Task goal:
Return all the data below as it stands, minus the pictures.

Given data:
========================================

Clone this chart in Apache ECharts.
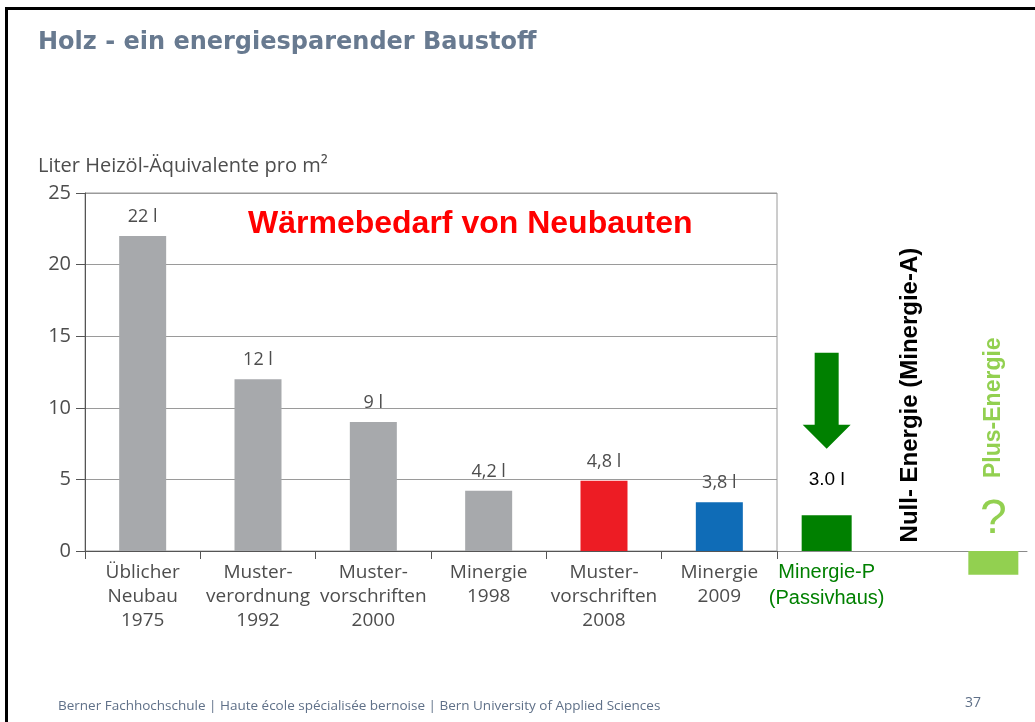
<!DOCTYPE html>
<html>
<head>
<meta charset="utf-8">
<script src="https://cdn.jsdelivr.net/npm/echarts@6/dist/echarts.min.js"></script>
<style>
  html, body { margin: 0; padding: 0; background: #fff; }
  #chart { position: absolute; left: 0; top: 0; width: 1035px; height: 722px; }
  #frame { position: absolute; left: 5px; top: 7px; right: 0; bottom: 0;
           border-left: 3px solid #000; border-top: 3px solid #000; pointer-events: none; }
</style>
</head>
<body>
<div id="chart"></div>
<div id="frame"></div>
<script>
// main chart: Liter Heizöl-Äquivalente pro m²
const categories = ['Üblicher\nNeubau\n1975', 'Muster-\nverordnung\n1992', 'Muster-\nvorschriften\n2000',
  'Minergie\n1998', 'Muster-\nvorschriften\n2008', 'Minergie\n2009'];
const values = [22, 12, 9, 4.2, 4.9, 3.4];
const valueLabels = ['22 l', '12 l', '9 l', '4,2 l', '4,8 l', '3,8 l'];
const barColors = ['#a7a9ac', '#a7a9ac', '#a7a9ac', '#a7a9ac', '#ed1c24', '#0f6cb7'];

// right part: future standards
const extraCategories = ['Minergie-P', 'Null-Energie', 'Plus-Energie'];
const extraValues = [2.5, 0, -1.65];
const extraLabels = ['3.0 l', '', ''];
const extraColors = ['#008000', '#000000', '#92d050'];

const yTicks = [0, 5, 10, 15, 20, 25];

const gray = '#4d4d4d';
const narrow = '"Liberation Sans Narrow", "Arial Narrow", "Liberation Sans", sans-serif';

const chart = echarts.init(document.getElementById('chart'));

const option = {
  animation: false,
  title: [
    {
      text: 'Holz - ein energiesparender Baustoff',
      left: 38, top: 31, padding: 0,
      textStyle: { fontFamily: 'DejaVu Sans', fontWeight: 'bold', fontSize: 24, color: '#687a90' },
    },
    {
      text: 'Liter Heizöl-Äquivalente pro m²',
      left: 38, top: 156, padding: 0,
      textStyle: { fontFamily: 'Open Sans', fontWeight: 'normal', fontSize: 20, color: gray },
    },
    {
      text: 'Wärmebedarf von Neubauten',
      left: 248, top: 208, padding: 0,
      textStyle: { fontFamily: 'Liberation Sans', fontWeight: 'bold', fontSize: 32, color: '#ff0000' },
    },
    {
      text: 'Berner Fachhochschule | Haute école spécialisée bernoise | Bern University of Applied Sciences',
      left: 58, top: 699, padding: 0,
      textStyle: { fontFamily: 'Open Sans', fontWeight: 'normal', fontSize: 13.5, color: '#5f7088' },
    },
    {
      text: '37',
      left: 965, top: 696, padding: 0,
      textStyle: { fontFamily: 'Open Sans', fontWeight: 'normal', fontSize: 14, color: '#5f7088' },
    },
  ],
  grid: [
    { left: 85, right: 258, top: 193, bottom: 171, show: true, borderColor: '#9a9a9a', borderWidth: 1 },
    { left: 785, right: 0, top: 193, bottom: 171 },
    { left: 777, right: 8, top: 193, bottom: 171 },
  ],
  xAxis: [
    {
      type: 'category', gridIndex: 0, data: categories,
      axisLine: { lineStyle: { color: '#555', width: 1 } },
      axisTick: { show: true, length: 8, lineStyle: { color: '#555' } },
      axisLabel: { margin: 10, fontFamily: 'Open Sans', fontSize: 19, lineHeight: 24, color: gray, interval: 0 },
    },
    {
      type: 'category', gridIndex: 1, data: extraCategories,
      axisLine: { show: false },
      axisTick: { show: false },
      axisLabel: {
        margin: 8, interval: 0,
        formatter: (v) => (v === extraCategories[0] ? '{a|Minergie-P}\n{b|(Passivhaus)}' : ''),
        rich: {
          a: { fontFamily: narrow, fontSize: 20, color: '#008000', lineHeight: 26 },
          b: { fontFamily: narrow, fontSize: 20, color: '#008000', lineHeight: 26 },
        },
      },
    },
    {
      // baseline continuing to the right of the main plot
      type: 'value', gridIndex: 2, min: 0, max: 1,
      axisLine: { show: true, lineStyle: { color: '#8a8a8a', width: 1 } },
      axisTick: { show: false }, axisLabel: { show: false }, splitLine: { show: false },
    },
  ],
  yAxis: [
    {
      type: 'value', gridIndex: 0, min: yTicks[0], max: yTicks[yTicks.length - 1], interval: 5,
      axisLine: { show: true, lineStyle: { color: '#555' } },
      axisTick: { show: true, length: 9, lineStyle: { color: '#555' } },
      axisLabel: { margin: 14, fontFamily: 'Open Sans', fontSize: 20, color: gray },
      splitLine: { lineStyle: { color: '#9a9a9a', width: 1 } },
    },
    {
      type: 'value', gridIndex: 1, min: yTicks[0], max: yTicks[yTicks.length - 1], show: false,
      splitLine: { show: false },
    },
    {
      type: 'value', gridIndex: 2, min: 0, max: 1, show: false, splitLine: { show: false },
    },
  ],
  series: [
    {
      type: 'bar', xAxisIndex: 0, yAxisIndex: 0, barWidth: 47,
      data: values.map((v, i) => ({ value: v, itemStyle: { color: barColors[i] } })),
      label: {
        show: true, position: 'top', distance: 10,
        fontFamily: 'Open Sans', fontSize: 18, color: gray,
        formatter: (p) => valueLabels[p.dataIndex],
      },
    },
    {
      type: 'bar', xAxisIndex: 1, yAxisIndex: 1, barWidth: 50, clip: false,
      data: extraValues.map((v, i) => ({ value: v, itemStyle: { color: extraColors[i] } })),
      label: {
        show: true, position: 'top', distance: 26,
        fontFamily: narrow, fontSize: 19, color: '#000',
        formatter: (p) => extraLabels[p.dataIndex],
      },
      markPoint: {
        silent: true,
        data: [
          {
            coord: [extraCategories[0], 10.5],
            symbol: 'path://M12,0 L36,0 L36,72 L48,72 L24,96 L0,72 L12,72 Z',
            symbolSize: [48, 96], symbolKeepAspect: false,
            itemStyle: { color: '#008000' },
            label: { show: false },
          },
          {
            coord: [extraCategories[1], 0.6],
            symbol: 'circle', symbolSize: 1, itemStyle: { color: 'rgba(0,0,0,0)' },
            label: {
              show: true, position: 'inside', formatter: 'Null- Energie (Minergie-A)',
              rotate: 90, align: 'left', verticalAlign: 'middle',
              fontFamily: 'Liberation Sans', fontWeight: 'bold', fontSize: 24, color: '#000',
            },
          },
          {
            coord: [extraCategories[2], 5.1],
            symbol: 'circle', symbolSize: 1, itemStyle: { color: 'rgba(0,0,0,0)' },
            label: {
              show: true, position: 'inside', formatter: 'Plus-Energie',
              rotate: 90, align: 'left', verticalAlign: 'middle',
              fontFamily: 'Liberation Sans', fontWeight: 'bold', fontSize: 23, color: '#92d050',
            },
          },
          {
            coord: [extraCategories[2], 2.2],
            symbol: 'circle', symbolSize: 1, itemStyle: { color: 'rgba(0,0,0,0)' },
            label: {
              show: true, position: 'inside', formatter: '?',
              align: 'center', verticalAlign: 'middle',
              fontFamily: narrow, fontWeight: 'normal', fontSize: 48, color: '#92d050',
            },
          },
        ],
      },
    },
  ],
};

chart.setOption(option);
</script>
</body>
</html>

========================================

Output for this task:
Clone this chart in Apache ECharts.
<!DOCTYPE html>
<html>
<head>
<meta charset="utf-8">
<script src="https://cdn.jsdelivr.net/npm/echarts@6/dist/echarts.min.js"></script>
<style>
  html, body { margin: 0; padding: 0; background: #fff; }
  #chart { position: absolute; left: 0; top: 0; width: 1035px; height: 722px; }
  #frame { position: absolute; left: 5px; top: 7px; right: 0; bottom: 0;
           border-left: 3px solid #000; border-top: 3px solid #000; pointer-events: none; }
</style>
</head>
<body>
<div id="chart"></div>
<div id="frame"></div>
<script>
// main chart: Liter Heizöl-Äquivalente pro m²
const categories = ['Üblicher\nNeubau\n1975', 'Muster-\nverordnung\n1992', 'Muster-\nvorschriften\n2000',
  'Minergie\n1998', 'Muster-\nvorschriften\n2008', 'Minergie\n2009'];
const values = [22, 12, 9, 4.2, 4.9, 3.4];
const valueLabels = ['22 l', '12 l', '9 l', '4,2 l', '4,8 l', '3,8 l'];
const barColors = ['#a7a9ac', '#a7a9ac', '#a7a9ac', '#a7a9ac', '#ed1c24', '#0f6cb7'];

// right part: future standards
const extraCategories = ['Minergie-P', 'Null-Energie', 'Plus-Energie'];
const extraValues = [2.5, 0, -1.65];
const extraLabels = ['3.0 l', '', ''];
const extraColors = ['#008000', '#000000', '#92d050'];

const yTicks = [0, 5, 10, 15, 20, 25];

const gray = '#4d4d4d';
const narrow = '"Liberation Sans Narrow", "Arial Narrow", "Liberation Sans", sans-serif';

const chart = echarts.init(document.getElementById('chart'));

const option = {
  animation: false,
  title: [
    {
      text: 'Holz - ein energiesparender Baustoff',
      left: 38, top: 31, padding: 0,
      textStyle: { fontFamily: 'DejaVu Sans', fontWeight: 'bold', fontSize: 24, color: '#687a90' },
    },
    {
      text: 'Liter Heizöl-Äquivalente pro m²',
      left: 38, top: 156, padding: 0,
      textStyle: { fontFamily: 'Open Sans', fontWeight: 'normal', fontSize: 20, color: gray },
    },
    {
      text: 'Wärmebedarf von Neubauten',
      left: 248, top: 208, padding: 0,
      textStyle: { fontFamily: 'Liberation Sans', fontWeight: 'bold', fontSize: 32, color: '#ff0000' },
    },
    {
      text: 'Berner Fachhochschule | Haute école spécialisée bernoise | Bern University of Applied Sciences',
      left: 58, top: 699, padding: 0,
      textStyle: { fontFamily: 'Open Sans', fontWeight: 'normal', fontSize: 13.5, color: '#5f7088' },
    },
    {
      text: '37',
      left: 965, top: 696, padding: 0,
      textStyle: { fontFamily: 'Open Sans', fontWeight: 'normal', fontSize: 14, color: '#5f7088' },
    },
  ],
  grid: [
    { left: 85, right: 258, top: 193, bottom: 171, show: true, borderColor: '#9a9a9a', borderWidth: 1 },
    { left: 785, right: 0, top: 193, bottom: 171 },
    { left: 777, right: 8, top: 193, bottom: 171 },
  ],
  xAxis: [
    {
      type: 'category', gridIndex: 0, data: categories,
      axisLine: { lineStyle: { color: '#555', width: 1 } },
      axisTick: { show: true, length: 8, lineStyle: { color: '#555' } },
      axisLabel: { margin: 10, fontFamily: 'Open Sans', fontSize: 19, lineHeight: 24, color: gray, interval: 0 },
    },
    {
      type: 'category', gridIndex: 1, data: extraCategories,
      axisLine: { show: false },
      axisTick: { show: false },
      axisLabel: {
        margin: 8, interval: 0,
        formatter: (v) => (v === extraCategories[0] ? '{a|Minergie-P}\n{b|(Passivhaus)}' : ''),
        rich: {
          a: { fontFamily: narrow, fontSize: 20, color: '#008000', lineHeight: 26 },
          b: { fontFamily: narrow, fontSize: 20, color: '#008000', lineHeight: 26 },
        },
      },
    },
    {
      // baseline continuing to the right of the main plot
      type: 'value', gridIndex: 2, min: 0, max: 1,
      axisLine: { show: true, lineStyle: { color: '#8a8a8a', width: 1 } },
      axisTick: { show: false }, axisLabel: { show: false }, splitLine: { show: false },
    },
  ],
  yAxis: [
    {
      type: 'value', gridIndex: 0, min: yTicks[0], max: yTicks[yTicks.length - 1], interval: 5,
      axisLine: { show: true, lineStyle: { color: '#555' } },
      axisTick: { show: true, length: 9, lineStyle: { color: '#555' } },
      axisLabel: { margin: 14, fontFamily: 'Open Sans', fontSize: 20, color: gray },
      splitLine: { lineStyle: { color: '#9a9a9a', width: 1 } },
    },
    {
      type: 'value', gridIndex: 1, min: yTicks[0], max: yTicks[yTicks.length - 1], show: false,
      splitLine: { show: false },
    },
    {
      type: 'value', gridIndex: 2, min: 0, max: 1, show: false, splitLine: { show: false },
    },
  ],
  series: [
    {
      type: 'bar', xAxisIndex: 0, yAxisIndex: 0, barWidth: 47,
      data: values.map((v, i) => ({ value: v, itemStyle: { color: barColors[i] } })),
      label: {
        show: true, position: 'top', distance: 10,
        fontFamily: 'Open Sans', fontSize: 18, color: gray,
        formatter: (p) => valueLabels[p.dataIndex],
      },
    },
    {
      type: 'bar', xAxisIndex: 1, yAxisIndex: 1, barWidth: 50, clip: false,
      data: extraValues.map((v, i) => ({ value: v, itemStyle: { color: extraColors[i] } })),
      label: {
        show: true, position: 'top', distance: 26,
        fontFamily: narrow, fontSize: 19, color: '#000',
        formatter: (p) => extraLabels[p.dataIndex],
      },
      markPoint: {
        silent: true,
        data: [
          {
            coord: [extraCategories[0], 10.5],
            symbol: 'path://M12,0 L36,0 L36,72 L48,72 L24,96 L0,72 L12,72 Z',
            symbolSize: [48, 96], symbolKeepAspect: false,
            itemStyle: { color: '#008000' },
            label: { show: false },
          },
          {
            coord: [extraCategories[1], 0.6],
            symbol: 'circle', symbolSize: 1, itemStyle: { color: 'rgba(0,0,0,0)' },
            label: {
              show: true, position: 'inside', formatter: 'Null- Energie (Minergie-A)',
              rotate: 90, align: 'left', verticalAlign: 'middle',
              fontFamily: 'Liberation Sans', fontWeight: 'bold', fontSize: 24, color: '#000',
            },
          },
          {
            coord: [extraCategories[2], 5.1],
            symbol: 'circle', symbolSize: 1, itemStyle: { color: 'rgba(0,0,0,0)' },
            label: {
              show: true, position: 'inside', formatter: 'Plus-Energie',
              rotate: 90, align: 'left', verticalAlign: 'middle',
              fontFamily: 'Liberation Sans', fontWeight: 'bold', fontSize: 23, color: '#92d050',
            },
          },
          {
            coord: [extraCategories[2], 2.2],
            symbol: 'circle', symbolSize: 1, itemStyle: { color: 'rgba(0,0,0,0)' },
            label: {
              show: true, position: 'inside', formatter: '?',
              align: 'center', verticalAlign: 'middle',
              fontFamily: narrow, fontWeight: 'normal', fontSize: 48, color: '#92d050',
            },
          },
        ],
      },
    },
  ],
};

chart.setOption(option);
</script>
</body>
</html>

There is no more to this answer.